Nesta, que foi a Primeira Conferência Especial da Organização, a moção foi aprovada com 48 votos a favor, sete contrários, 43 abstenções e duas ausências. Como se vê, o voto favorável da maioria de dois terços dos presentes necessários à aprovação da decisão foi conseguido de maneira deveras curiosa, se observado o número de abstenções e votos contrários. Mas, esse resultado foi o suficiente para demitir o Diretor-Geral da OPAQ. Essa foi a primeira vez na história que o Diretor de uma Organização Internacional foi removido do seu cargo antes de completar o seu mandato”… (Leia mais aqui)

Terrorismo

De lá para cá, nenhuma decisão das organizações internacionais ousou contrariar os interesses dos Estados Unidos. É preciso ressaltar que o uso do terrorismo não se limita a ataques a usinas nucleares. O Serviço Federal de Segurança (FSB) da Federação Russa conseguiu evitar vários ataques por parte de agentes ucranianos a jornalistas, mas não puderam impedir a explosão de uma bomba instalada sob o carro de Darya Dugina, filha do filósofo Alexander Dugin, que morreu no atentado realizado em 20 de agosto. Dugin é visto no Ocidente como uma espécie de guru do presidente Vladimir Putin, o que está longe da verdade. Sua influência junto ao Kremlin é mínima. Sua filha, no entanto, era uma estrela em ascensão.

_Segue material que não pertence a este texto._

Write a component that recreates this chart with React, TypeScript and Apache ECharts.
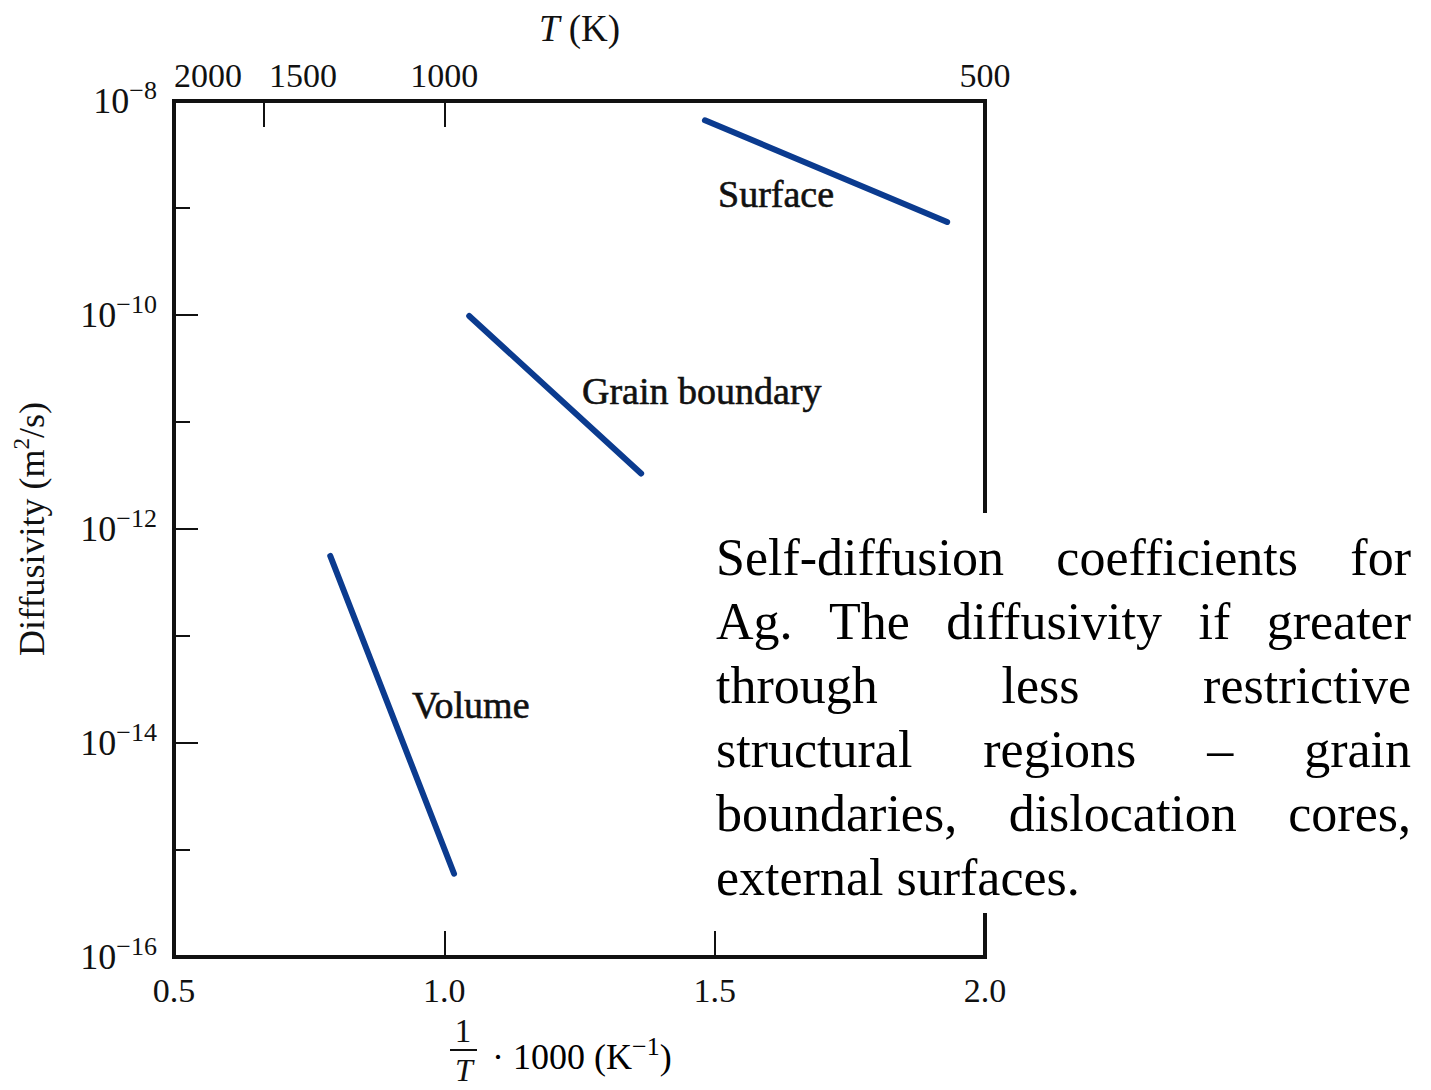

Jornalista, filósofa e cientista política, ela editava um site sobre geopolítica era figura constante, como comentarista, nos programas de TV em Moscou. Gozava de enorme popularidade. No dia 22 de agosto, o FSB identificou a autora do ataque. Trata-se de uma agente do Serviço de Inteligência da Ucrânia, identificada como Natalia Pavlovna Vovk, de 43 anos. Foi apenas mais uma ação de terror contra civis.

Os ucranianos também minaram os portos do Mar Negro, o que dificultou a exportação de grãos para países da África, Oriente Médio e Europa. Depois de acordo mediado pela Turquia, o porto de Odessa foi reativado, mas as forças ucranianas costumam incendiar áreas de colheita como forma de retaliação à população que apoia, em sua maioria, a intervenção russa. Para isto, infiltram helicópteros equipados com mísseis incendiários.